Сторож брата. Том 2 - стр. 36
Женщины сразу устранились: Жанна Рамбуйе грациозно повела плечом; Соня Куркулис развела руками; монахиня пообещала в Москве связаться с миссией при костеле Святого Людовика, там, кажется, имеется приют. У нее опыта обращения с детьми нет – откуда у монахини дети? Равно и Алистер Балтимор, и Кристоф Гроб не сталкивались с проблемой ухода за младенцами: один был занят зарабатыванием денег, другой – классовой борьбой.
– Поможете? – спросил Рихтер у Бруно Пировалли. – Управимся вдвоем.
Многодетный итальянский отец охотно откликнулся.
– Плачет – и пусть. Поплачет – успокоится. У меня семеро. Семерых детей и на тещу, и на жену, и на всю родню хватает, – Гвидо рассмеялся злорадно. – Такая у Италии судьба, вечно страну делят, мы привыкли делить семью. Этого ребенка надо было разрезать на части – по завету Соломона. Разумно делить на три части: одну – украинским борцам, другую часть – силам НАТО (в данном случае это мы), а третью часть можно отдать цыганам.

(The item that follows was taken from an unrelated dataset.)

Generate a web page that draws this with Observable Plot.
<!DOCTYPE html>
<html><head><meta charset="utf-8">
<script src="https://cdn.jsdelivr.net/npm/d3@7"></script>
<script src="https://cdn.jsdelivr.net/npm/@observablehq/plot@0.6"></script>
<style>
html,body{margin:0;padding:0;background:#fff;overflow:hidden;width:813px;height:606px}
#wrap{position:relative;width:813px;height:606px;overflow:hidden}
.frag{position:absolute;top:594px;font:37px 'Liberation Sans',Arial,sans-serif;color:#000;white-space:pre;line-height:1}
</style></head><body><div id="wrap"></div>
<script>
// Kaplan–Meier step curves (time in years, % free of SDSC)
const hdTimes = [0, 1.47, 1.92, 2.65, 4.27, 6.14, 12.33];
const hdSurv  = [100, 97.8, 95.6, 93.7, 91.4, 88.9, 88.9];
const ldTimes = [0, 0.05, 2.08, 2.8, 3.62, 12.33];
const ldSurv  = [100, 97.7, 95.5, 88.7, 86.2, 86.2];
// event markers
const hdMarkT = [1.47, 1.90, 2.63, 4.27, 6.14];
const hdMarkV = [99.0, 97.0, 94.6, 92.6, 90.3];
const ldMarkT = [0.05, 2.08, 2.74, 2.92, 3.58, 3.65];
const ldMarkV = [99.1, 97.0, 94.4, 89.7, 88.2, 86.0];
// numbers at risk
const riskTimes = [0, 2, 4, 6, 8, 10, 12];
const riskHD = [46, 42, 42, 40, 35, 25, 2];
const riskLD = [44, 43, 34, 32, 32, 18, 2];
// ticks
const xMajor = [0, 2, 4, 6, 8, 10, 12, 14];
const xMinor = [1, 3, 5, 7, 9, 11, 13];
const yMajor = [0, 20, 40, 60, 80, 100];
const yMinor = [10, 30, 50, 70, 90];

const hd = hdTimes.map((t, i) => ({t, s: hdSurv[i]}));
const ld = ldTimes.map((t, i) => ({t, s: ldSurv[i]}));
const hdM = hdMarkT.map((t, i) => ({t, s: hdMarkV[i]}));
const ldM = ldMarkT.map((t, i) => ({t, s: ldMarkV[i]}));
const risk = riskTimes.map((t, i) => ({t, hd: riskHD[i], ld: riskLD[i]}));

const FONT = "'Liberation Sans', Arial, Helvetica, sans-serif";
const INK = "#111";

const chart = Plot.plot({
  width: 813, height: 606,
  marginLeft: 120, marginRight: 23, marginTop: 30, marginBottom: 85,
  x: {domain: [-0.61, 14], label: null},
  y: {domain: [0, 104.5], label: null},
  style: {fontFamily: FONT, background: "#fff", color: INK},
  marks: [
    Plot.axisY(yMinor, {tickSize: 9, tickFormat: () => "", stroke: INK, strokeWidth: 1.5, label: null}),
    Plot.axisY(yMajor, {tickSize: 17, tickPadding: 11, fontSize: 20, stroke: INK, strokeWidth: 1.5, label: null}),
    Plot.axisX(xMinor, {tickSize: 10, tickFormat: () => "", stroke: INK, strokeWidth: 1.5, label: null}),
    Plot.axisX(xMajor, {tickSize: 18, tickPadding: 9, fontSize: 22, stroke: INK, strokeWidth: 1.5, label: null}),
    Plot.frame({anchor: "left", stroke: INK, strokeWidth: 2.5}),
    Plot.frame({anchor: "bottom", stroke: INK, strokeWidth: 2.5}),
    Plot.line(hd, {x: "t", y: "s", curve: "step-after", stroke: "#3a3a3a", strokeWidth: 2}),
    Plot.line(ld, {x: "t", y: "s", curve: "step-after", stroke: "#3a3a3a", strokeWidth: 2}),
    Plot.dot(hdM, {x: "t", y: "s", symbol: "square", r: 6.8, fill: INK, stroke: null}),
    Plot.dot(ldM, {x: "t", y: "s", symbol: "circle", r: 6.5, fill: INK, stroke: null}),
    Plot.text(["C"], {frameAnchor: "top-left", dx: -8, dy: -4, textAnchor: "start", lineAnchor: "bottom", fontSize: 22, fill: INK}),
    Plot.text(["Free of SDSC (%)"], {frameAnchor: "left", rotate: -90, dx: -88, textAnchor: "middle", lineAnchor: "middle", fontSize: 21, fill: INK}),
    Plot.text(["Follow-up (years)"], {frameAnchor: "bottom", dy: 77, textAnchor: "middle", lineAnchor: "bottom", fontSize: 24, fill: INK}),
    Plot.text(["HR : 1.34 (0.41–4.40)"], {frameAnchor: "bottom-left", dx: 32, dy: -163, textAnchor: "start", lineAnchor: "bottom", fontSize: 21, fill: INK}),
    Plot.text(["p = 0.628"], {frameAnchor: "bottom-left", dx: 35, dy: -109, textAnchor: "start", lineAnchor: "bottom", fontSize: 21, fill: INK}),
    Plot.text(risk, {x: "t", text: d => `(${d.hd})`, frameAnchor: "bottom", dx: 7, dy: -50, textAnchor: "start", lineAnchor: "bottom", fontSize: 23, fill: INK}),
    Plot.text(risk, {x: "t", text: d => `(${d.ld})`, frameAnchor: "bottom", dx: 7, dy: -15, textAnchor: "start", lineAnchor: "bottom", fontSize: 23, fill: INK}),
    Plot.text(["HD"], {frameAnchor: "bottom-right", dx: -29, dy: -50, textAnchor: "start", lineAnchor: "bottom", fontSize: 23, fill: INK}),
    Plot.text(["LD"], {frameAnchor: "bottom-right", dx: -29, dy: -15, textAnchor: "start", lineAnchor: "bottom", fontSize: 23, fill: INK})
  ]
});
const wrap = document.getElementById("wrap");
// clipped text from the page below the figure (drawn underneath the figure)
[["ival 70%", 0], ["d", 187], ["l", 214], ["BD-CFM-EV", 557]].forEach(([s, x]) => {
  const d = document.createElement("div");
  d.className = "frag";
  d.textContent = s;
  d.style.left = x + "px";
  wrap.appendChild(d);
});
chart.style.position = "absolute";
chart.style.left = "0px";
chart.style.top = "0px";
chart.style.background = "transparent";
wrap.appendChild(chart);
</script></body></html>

– Возможно, так и поступят с Украиной, – ответил Рихтер и тоже рассмеялся.
– Вы не смеете так говорить! – Соня отшатнулась.
– Мы шутим, Соня.
Марк Рихтер остался с ребенком, который ему напоминал о собственных детях. Еще недавно были такими вот маленькими. Асфальтовые, еще не обретшие цвет глаза девочки, напоминали глаза жены, Марии, в те минуты, когда жена сжимала в себе обиду и ее зеленые глаза темнели. Гвидо предоставил Рихтеру право менять пеленки, сам занимался детским питанием: грел на плитке баночки, принесенные медсестрой.
А поезд все стоял. Дни шли, снег замел запасные пути, зачерствел наст на шпалах, состав заиндевел.
Приходили солдаты, переодетые в белые врачебные халаты, и врачи, одетые в пеструю рванину. Щупали пульс, проверяли багаж. Наконец, паспорта вернули.
Может быть, и впрямь дело в вирусе: липучая зараза, как известно, приходит всегда во время войны. Вот и сто лет назад накрыло Европу испанкой – и как раз во время большой бойни. На Первой мировой поубивали изрядно народу, но еще больше перемерло от никому не понятной заразы. Солдаты (или врачи?) советовали всем носить маски. Но масок не было.
– Маски у вас есть? – спрашивала попутчиков взволнованная Жанна.
– Противогазов даже нет, – отвечал злой Кристоф.
– Зачем противогазы, лучше венецианские полумаски, – говорил итальянец. Но Бруно мрачнел день ото дня.
– Вирус придумали американцы, – говорил Кристоф, скалясь. – Сварганили вирус в секретных лабораториях и выпустили в Европе. Химическое оружие, понятно? Чтобы людей превратить в роботов, понятно?
Три недели пассажиры маялись, не покидая свои купе, бранили путинский режим и американский вирус. С бургундского перешли на водку, покупали скверное пойло у алкашей на перроне. Кристоф научил итальянца пить стакан залпом. Белорусские бабки совали в окна вагона кастрюли с картошкой да картофельные пирожки, продавали пассажирам драники – картофельные блины; у белорусов кулинария сводится к вариантам картофельных блюд. Обвыклись пассажиры в Орше; а как поезд тронулся, тут и новости подоспели. Согнали российские войска к границе с Украиной, объявили по всем каналам: мол, идут учения; и – помертвели пассажиры. Поняли, что будет война.
Снег все шел. От Орши до Смоленска несколько часов пути, а под Смоленском – опять военный грузовик поперек железнодорожного полотна.